Institutional investors are expressing increased interest in Romanian farmland due to reassessments of return expectations and risks in other markets, said a partner at real asset broker Brown and Co.
Adam Oliver told Agri Investor his firm’s tour of ag investment opportunities in the country attracted institutional farmland managers, as well as more traditional respondents like family office and high-net-worth-individual investors.
Some established managers are investigating in Romania as part of an effort to diversify risks and supplement 2-3 percent annual returns from US farmland investments as relevant funds near the end of their lives, according to Oliver.
“Many people think there is still another 10 or 20 percent to come off the US market, given the state of the agricultural economy,” he said. “Therefore, [institutional managers] are not wanting to make further allocations into the US, but would like to make some allocations into a developing market, where you are looking at 4-6 percent type of returns, to give a ‘kicker’ to the overall portfolio.”
Oliver added that Central and Eastern Europe have become promising locations for the 5-10 percent maximum allocation most managers consider appropriate for developing markets within a farmland portfolio in light of challenging developments in markets such as Brazil and Argentina.
Within Central and Eastern Europe, Oliver added, political conditions effectively eliminate Ukraine and Russia. Interested investors tend to concentrate next on countries with the political and regulatory stability provided by European Union membership and low land prices and capable operator base necessary to produce returns from leased farmland.
“Hungary is a basket case because of Viktor Orban and the political situation there. Poland is now almost super-developed as far as prices and overall development are concerned and yield compression has occurred in a very significant way,” said Oliver, who lives in Poland and operates throughout the surrounding region.

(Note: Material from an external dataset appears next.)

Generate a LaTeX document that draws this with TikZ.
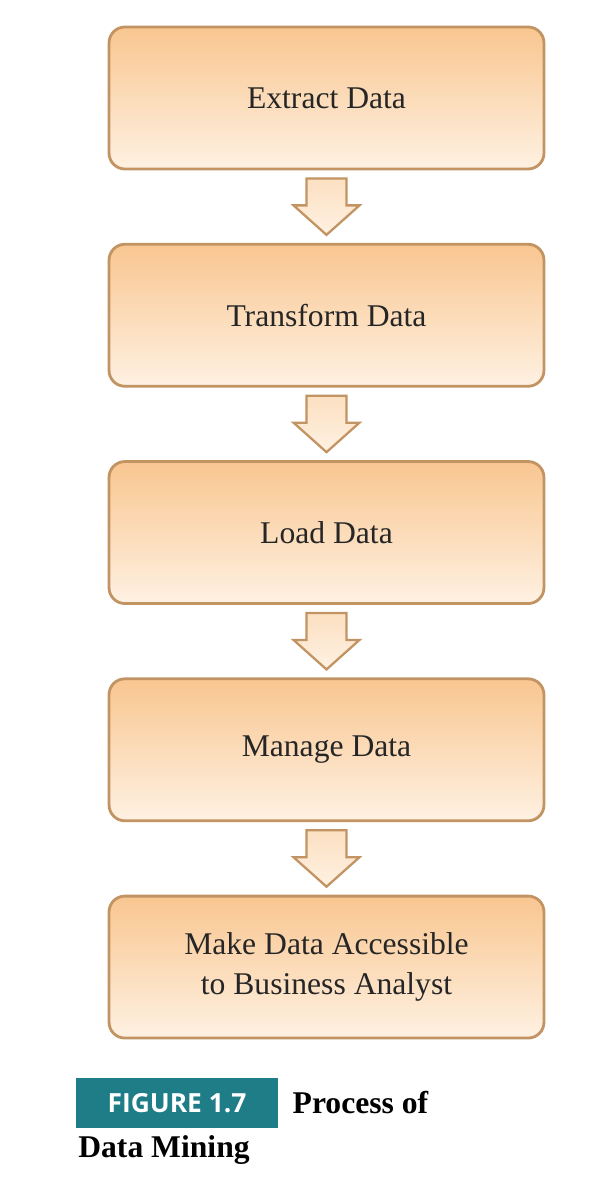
\documentclass[tikz,border=0pt]{standalone}
\usepackage{fontspec}
\setmainfont{Liberation Serif}
\newfontfamily\capsans{Open Sans}
\usetikzlibrary{positioning,calc}
\definecolor{boxtop}{HTML}{F9C690}
\definecolor{boxbot}{HTML}{FEF1E2}
\definecolor{boxline}{HTML}{C39463}
\definecolor{figteal}{HTML}{1F7D87}
\tikzset{
  stepbox/.style={draw=boxline, line width=1.6pt, rounded corners=9pt,
    top color=boxtop, bottom color=boxbot, minimum width=8.7cm,
    minimum height=2.84cm, align=center, font=\fontsize{18}{23}\selectfont,
    text=black!85},
  downarrow/.style={draw=boxline, line width=1.3pt, top color=boxbot!60!boxtop, bottom color=boxbot}
}
\begin{document}
\begin{tikzpicture}[x=0.02cm,y=-0.02cm]
\useasboundingbox[fill=white] (0,0) rectangle (602,1200);
\node[stepbox] (extract) at (326.5,98) {Extract Data};
\node[stepbox, below=1.45cm of extract] (transform) {Transform Data};
\node[stepbox, below=1.45cm of transform] (load) {Load Data};
\node[stepbox, below=1.45cm of load] (manage) {Manage Data};
\node[stepbox, below=1.45cm of manage] (access) {Make Data Accessible\\to Business Analyst};

% block arrows between the boxes
\foreach \a/\b in {extract/transform, transform/load, load/manage, manage/access}{
  \draw[downarrow] ($(\a.south)+(-0.4cm,-0.16cm)$) -- ($(\a.south)+(0.4cm,-0.16cm)$)
    -- ($(\a.south)+(0.4cm,-0.7cm)$) -- ($(\a.south)+(0.66cm,-0.7cm)$)
    -- ($(\b.north)+(0cm,0.16cm)$) -- ($(\a.south)+(-0.66cm,-0.7cm)$)
    -- ($(\a.south)+(-0.4cm,-0.7cm)$) -- cycle;
}

% caption
\node[fill=figteal, text=white, font=\capsans\bfseries\fontsize{15}{18}\selectfont,
  minimum width=4.04cm, minimum height=1.0cm, inner sep=0pt] (figlabel) at (177,1103) {FIGURE 1.7};
\node[right=0.28cm of figlabel, inner sep=0pt, font=\bfseries\fontsize{18}{22}\selectfont] (captop) {Process of};
\node[anchor=north west, inner sep=0pt, font=\bfseries\fontsize{18}{22}\selectfont] (capbot) at (78,1135) {Data Mining};
\end{tikzpicture}
\end{document}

“It’s almost by a case of selection, or de-selection as it were, that you end up saying ‘Romania genuinely is of interest for all of those reasons,’ because it ticks those boxes.”
Romania accounts for 3.3 percent (€18.6 billion) of overall monetary value from agricultural output in the EU, although the country is home to roughly a third of all farms within the European bloc, according to the 2019 Eurostat annual review of agriculture, forestry and fishery statistics.
Two-thirds of that €18.6 billion in agricultural output was derived from Romania’s production of cereals, which accounted for about 10 percent of EU production in 2018, according to the review. Eurostat reported last February that Romania had experienced a 6 percent increase in fruit tree plantings since 2012, predominately in apples, and accounted for about 12 percent of overall EU apple production.
The country offered the EU’s cheapest land prices as recently as 2017, according to the 2019 review, which reported an average price of €2,085 per hectare.
Institutional investors active in Romania’s farmland markets currently prefer “buy-and-lease” investments, Oliver added, with some form of revenue sharing on sizable properties that have already been combined from purchases of smaller parcels and experienced rent increases.
Family office investors, he said, have generally displayed more interest in backing operating businesses that already own or lease farmland and, under existing Romanian law, allow for a long-term strategy focused on accumulating smaller parcels for future sale.